The Irish director was born in Shanghai and started his film career as a screenwriter in England in the ’30s. He turned to directing after the war, quickly gaining fame for the artsy “Corridor of Mirrors” (1948). “The Red Beret” (1954) was the first of several pictures he directed for Cubby Broccoli at Warwick. Broccoli convinced partner Harry Saltzman that Young was the director to bring James Bond to the screen in “Dr. No.”


Young was praised for the modestly budgeted film’s then innovative look, a quick-cut tempo that was favorably compared to television commercials. He also took credit for the knowing humor that sent up the whole enterprise, engaging peevish critics as well as the audience, and for polishing the rough-hewn Sean Connery into a man who could impersonate the tastefully snobbish Bond.

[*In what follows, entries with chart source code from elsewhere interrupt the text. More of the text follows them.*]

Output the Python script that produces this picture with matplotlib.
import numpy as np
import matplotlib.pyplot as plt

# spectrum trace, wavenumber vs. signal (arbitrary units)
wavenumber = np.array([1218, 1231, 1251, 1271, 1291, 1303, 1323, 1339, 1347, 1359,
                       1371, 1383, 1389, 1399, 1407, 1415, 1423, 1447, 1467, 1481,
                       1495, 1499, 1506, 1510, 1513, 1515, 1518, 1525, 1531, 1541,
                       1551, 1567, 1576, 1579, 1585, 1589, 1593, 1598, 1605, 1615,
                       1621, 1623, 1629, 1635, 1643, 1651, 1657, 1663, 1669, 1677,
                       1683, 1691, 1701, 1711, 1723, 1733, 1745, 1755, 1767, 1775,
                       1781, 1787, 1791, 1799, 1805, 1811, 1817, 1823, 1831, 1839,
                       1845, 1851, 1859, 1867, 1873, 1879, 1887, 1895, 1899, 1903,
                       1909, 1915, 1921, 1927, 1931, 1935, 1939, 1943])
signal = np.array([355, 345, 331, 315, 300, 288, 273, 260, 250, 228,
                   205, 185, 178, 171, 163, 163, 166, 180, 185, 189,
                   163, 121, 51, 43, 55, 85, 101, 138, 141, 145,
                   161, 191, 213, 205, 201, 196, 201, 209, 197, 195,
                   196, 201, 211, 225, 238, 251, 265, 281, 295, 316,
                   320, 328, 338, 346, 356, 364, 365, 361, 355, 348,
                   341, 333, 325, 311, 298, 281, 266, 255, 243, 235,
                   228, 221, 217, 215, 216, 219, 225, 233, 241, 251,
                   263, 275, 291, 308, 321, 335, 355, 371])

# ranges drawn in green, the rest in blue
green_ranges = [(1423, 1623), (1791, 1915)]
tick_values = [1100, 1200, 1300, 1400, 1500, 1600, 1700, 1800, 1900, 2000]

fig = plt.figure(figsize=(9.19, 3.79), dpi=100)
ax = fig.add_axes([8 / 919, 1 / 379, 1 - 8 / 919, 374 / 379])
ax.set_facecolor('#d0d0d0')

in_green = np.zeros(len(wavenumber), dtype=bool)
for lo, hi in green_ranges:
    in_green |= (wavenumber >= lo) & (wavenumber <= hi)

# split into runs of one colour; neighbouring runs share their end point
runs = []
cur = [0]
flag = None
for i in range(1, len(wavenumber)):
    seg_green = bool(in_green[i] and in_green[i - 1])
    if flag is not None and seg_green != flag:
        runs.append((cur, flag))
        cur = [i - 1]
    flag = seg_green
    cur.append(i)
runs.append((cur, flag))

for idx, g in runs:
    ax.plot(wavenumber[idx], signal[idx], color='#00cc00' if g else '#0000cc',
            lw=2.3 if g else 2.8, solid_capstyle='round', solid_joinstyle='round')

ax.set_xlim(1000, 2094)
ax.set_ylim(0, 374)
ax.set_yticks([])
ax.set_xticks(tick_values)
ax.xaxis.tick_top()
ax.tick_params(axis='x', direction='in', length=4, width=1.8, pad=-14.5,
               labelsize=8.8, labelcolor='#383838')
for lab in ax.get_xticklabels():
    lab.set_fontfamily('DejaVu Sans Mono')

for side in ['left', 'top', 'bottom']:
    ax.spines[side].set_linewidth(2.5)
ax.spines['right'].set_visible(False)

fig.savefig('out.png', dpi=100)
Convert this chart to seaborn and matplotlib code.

Young raised the Bond style to a higher level in “From Russia With Love,” then decided he’d had enough of 007 after some pre-production work on “Goldfinger” (other stories have him leaving after Saltzman and Broccoli refused to give him a percentage of the profits). He directed “The Amorous Adventures of Moll Flanders” but then returned to Bond for “Thunderball.”


Young remarked that he directed the first, the best (“From Russia With Love”) and the most successful (“Thunderball”) of the Bonds. His pictures following “Thunderball” include “Triple Cross,” “Wait Until Dark,” “Mayerling,” “The Valachi Papers,” “Inchon” and “The Jigsaw Man.”